§ **The task**: Your task is to give the listing below back word for word, pictures excluded.

§ **Supplied material**:

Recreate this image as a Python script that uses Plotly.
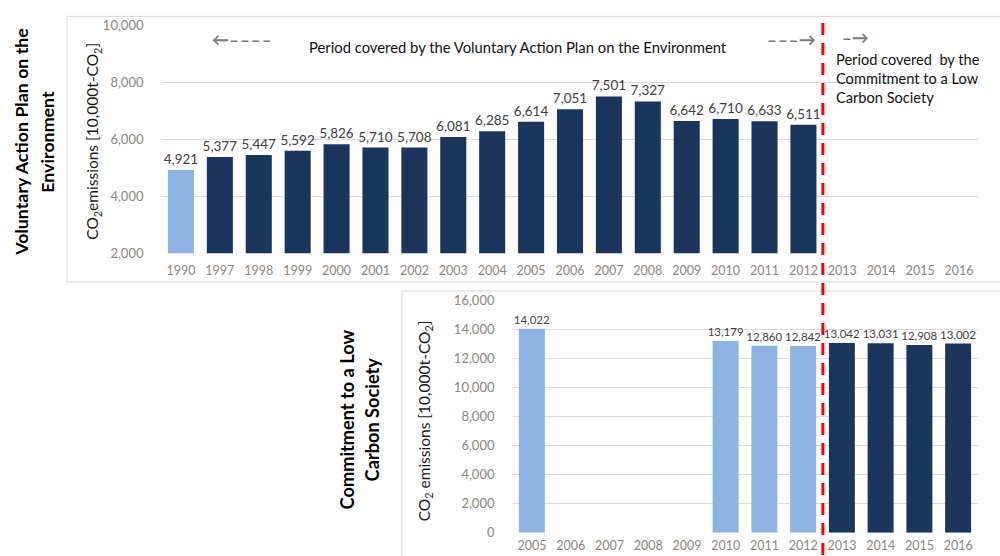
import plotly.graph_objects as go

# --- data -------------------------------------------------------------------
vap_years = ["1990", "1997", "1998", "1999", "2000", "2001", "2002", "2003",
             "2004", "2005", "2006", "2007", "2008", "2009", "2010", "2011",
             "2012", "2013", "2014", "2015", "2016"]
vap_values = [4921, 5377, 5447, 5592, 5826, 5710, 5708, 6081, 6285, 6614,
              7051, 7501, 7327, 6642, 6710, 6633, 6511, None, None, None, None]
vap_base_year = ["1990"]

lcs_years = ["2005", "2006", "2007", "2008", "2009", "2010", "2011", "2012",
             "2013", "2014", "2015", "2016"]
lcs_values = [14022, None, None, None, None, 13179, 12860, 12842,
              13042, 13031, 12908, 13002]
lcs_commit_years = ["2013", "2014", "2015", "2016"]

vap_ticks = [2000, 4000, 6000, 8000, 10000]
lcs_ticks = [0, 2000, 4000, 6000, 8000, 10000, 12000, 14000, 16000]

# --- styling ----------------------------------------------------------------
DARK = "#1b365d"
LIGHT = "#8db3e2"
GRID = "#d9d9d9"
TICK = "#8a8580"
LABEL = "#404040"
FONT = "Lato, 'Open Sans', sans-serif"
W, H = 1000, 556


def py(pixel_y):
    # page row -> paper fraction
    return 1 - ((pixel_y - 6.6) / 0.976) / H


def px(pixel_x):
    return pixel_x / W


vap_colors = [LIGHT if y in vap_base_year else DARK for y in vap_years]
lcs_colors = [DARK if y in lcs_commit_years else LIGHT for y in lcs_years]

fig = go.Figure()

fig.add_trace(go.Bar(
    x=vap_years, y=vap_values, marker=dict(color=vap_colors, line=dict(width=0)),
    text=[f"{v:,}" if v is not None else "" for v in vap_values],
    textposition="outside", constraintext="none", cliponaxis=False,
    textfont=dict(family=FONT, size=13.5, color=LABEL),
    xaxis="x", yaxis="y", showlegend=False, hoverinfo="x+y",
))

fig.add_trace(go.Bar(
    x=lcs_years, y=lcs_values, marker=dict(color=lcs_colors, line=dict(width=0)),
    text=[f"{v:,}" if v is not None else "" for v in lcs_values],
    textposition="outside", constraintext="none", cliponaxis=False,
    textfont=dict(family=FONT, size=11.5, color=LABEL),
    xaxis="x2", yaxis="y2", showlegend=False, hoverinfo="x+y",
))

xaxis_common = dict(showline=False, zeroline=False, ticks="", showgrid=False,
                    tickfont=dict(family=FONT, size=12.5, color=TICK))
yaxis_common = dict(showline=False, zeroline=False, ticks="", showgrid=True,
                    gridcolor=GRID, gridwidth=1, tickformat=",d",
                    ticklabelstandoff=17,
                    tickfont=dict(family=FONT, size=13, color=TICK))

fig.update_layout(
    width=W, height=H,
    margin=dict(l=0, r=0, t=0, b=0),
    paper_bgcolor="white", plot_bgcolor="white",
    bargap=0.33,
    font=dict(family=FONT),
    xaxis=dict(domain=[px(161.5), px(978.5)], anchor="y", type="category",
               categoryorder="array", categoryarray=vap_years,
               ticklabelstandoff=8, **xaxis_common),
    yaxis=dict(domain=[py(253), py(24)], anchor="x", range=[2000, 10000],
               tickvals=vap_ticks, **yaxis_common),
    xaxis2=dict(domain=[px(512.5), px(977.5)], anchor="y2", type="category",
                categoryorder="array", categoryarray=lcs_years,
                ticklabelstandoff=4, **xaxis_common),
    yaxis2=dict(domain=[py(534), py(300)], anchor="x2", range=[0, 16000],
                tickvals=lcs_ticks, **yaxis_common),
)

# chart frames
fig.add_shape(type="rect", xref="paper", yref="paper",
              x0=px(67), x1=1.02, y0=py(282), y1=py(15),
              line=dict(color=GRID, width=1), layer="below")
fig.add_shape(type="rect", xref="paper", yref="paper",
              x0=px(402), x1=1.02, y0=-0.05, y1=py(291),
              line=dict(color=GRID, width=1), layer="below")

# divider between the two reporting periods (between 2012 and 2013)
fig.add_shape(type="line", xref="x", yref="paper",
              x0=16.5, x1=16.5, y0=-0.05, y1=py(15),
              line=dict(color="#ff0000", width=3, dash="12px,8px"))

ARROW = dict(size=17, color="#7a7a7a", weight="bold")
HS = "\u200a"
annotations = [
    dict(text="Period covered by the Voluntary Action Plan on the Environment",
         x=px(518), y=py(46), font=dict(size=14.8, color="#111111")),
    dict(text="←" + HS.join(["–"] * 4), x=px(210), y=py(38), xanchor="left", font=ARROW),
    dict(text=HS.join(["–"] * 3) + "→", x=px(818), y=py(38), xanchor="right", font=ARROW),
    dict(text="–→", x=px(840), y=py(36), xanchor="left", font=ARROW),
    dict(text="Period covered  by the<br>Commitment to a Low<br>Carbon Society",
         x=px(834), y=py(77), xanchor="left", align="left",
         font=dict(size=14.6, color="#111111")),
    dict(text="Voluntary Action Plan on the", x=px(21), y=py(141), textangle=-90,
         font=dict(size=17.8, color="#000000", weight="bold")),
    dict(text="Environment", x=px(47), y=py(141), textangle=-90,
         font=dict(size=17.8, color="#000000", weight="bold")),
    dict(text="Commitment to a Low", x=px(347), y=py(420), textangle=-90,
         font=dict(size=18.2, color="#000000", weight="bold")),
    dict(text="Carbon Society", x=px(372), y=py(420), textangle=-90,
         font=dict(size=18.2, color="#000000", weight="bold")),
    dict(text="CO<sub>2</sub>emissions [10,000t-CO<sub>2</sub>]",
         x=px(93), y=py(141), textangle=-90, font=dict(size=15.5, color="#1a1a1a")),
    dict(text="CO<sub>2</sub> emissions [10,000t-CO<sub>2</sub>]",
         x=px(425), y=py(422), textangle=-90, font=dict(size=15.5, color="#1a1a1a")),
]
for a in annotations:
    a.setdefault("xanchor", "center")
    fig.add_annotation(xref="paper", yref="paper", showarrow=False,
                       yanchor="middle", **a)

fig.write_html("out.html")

§ **Task output**:
Recreate this image as a Python script that uses Plotly.
import plotly.graph_objects as go

# --- data -------------------------------------------------------------------
vap_years = ["1990", "1997", "1998", "1999", "2000", "2001", "2002", "2003",
             "2004", "2005", "2006", "2007", "2008", "2009", "2010", "2011",
             "2012", "2013", "2014", "2015", "2016"]
vap_values = [4921, 5377, 5447, 5592, 5826, 5710, 5708, 6081, 6285, 6614,
              7051, 7501, 7327, 6642, 6710, 6633, 6511, None, None, None, None]
vap_base_year = ["1990"]

lcs_years = ["2005", "2006", "2007", "2008", "2009", "2010", "2011", "2012",
             "2013", "2014", "2015", "2016"]
lcs_values = [14022, None, None, None, None, 13179, 12860, 12842,
              13042, 13031, 12908, 13002]
lcs_commit_years = ["2013", "2014", "2015", "2016"]

vap_ticks = [2000, 4000, 6000, 8000, 10000]
lcs_ticks = [0, 2000, 4000, 6000, 8000, 10000, 12000, 14000, 16000]

# --- styling ----------------------------------------------------------------
DARK = "#1b365d"
LIGHT = "#8db3e2"
GRID = "#d9d9d9"
TICK = "#8a8580"
LABEL = "#404040"
FONT = "Lato, 'Open Sans', sans-serif"
W, H = 1000, 556


def py(pixel_y):
    # page row -> paper fraction
    return 1 - ((pixel_y - 6.6) / 0.976) / H


def px(pixel_x):
    return pixel_x / W


vap_colors = [LIGHT if y in vap_base_year else DARK for y in vap_years]
lcs_colors = [DARK if y in lcs_commit_years else LIGHT for y in lcs_years]

fig = go.Figure()

fig.add_trace(go.Bar(
    x=vap_years, y=vap_values, marker=dict(color=vap_colors, line=dict(width=0)),
    text=[f"{v:,}" if v is not None else "" for v in vap_values],
    textposition="outside", constraintext="none", cliponaxis=False,
    textfont=dict(family=FONT, size=13.5, color=LABEL),
    xaxis="x", yaxis="y", showlegend=False, hoverinfo="x+y",
))

fig.add_trace(go.Bar(
    x=lcs_years, y=lcs_values, marker=dict(color=lcs_colors, line=dict(width=0)),
    text=[f"{v:,}" if v is not None else "" for v in lcs_values],
    textposition="outside", constraintext="none", cliponaxis=False,
    textfont=dict(family=FONT, size=11.5, color=LABEL),
    xaxis="x2", yaxis="y2", showlegend=False, hoverinfo="x+y",
))

xaxis_common = dict(showline=False, zeroline=False, ticks="", showgrid=False,
                    tickfont=dict(family=FONT, size=12.5, color=TICK))
yaxis_common = dict(showline=False, zeroline=False, ticks="", showgrid=True,
                    gridcolor=GRID, gridwidth=1, tickformat=",d",
                    ticklabelstandoff=17,
                    tickfont=dict(family=FONT, size=13, color=TICK))

fig.update_layout(
    width=W, height=H,
    margin=dict(l=0, r=0, t=0, b=0),
    paper_bgcolor="white", plot_bgcolor="white",
    bargap=0.33,
    font=dict(family=FONT),
    xaxis=dict(domain=[px(161.5), px(978.5)], anchor="y", type="category",
               categoryorder="array", categoryarray=vap_years,
               ticklabelstandoff=8, **xaxis_common),
    yaxis=dict(domain=[py(253), py(24)], anchor="x", range=[2000, 10000],
               tickvals=vap_ticks, **yaxis_common),
    xaxis2=dict(domain=[px(512.5), px(977.5)], anchor="y2", type="category",
                categoryorder="array", categoryarray=lcs_years,
                ticklabelstandoff=4, **xaxis_common),
    yaxis2=dict(domain=[py(534), py(300)], anchor="x2", range=[0, 16000],
                tickvals=lcs_ticks, **yaxis_common),
)

# chart frames
fig.add_shape(type="rect", xref="paper", yref="paper",
              x0=px(67), x1=1.02, y0=py(282), y1=py(15),
              line=dict(color=GRID, width=1), layer="below")
fig.add_shape(type="rect", xref="paper", yref="paper",
              x0=px(402), x1=1.02, y0=-0.05, y1=py(291),
              line=dict(color=GRID, width=1), layer="below")

# divider between the two reporting periods (between 2012 and 2013)
fig.add_shape(type="line", xref="x", yref="paper",
              x0=16.5, x1=16.5, y0=-0.05, y1=py(15),
              line=dict(color="#ff0000", width=3, dash="12px,8px"))

ARROW = dict(size=17, color="#7a7a7a", weight="bold")
HS = "\u200a"
annotations = [
    dict(text="Period covered by the Voluntary Action Plan on the Environment",
         x=px(518), y=py(46), font=dict(size=14.8, color="#111111")),
    dict(text="←" + HS.join(["–"] * 4), x=px(210), y=py(38), xanchor="left", font=ARROW),
    dict(text=HS.join(["–"] * 3) + "→", x=px(818), y=py(38), xanchor="right", font=ARROW),
    dict(text="–→", x=px(840), y=py(36), xanchor="left", font=ARROW),
    dict(text="Period covered  by the<br>Commitment to a Low<br>Carbon Society",
         x=px(834), y=py(77), xanchor="left", align="left",
         font=dict(size=14.6, color="#111111")),
    dict(text="Voluntary Action Plan on the", x=px(21), y=py(141), textangle=-90,
         font=dict(size=17.8, color="#000000", weight="bold")),
    dict(text="Environment", x=px(47), y=py(141), textangle=-90,
         font=dict(size=17.8, color="#000000", weight="bold")),
    dict(text="Commitment to a Low", x=px(347), y=py(420), textangle=-90,
         font=dict(size=18.2, color="#000000", weight="bold")),
    dict(text="Carbon Society", x=px(372), y=py(420), textangle=-90,
         font=dict(size=18.2, color="#000000", weight="bold")),
    dict(text="CO<sub>2</sub>emissions [10,000t-CO<sub>2</sub>]",
         x=px(93), y=py(141), textangle=-90, font=dict(size=15.5, color="#1a1a1a")),
    dict(text="CO<sub>2</sub> emissions [10,000t-CO<sub>2</sub>]",
         x=px(425), y=py(422), textangle=-90, font=dict(size=15.5, color="#1a1a1a")),
]
for a in annotations:
    a.setdefault("xanchor", "center")
    fig.add_annotation(xref="paper", yref="paper", showarrow=False,
                       yanchor="middle", **a)

fig.write_html("out.html")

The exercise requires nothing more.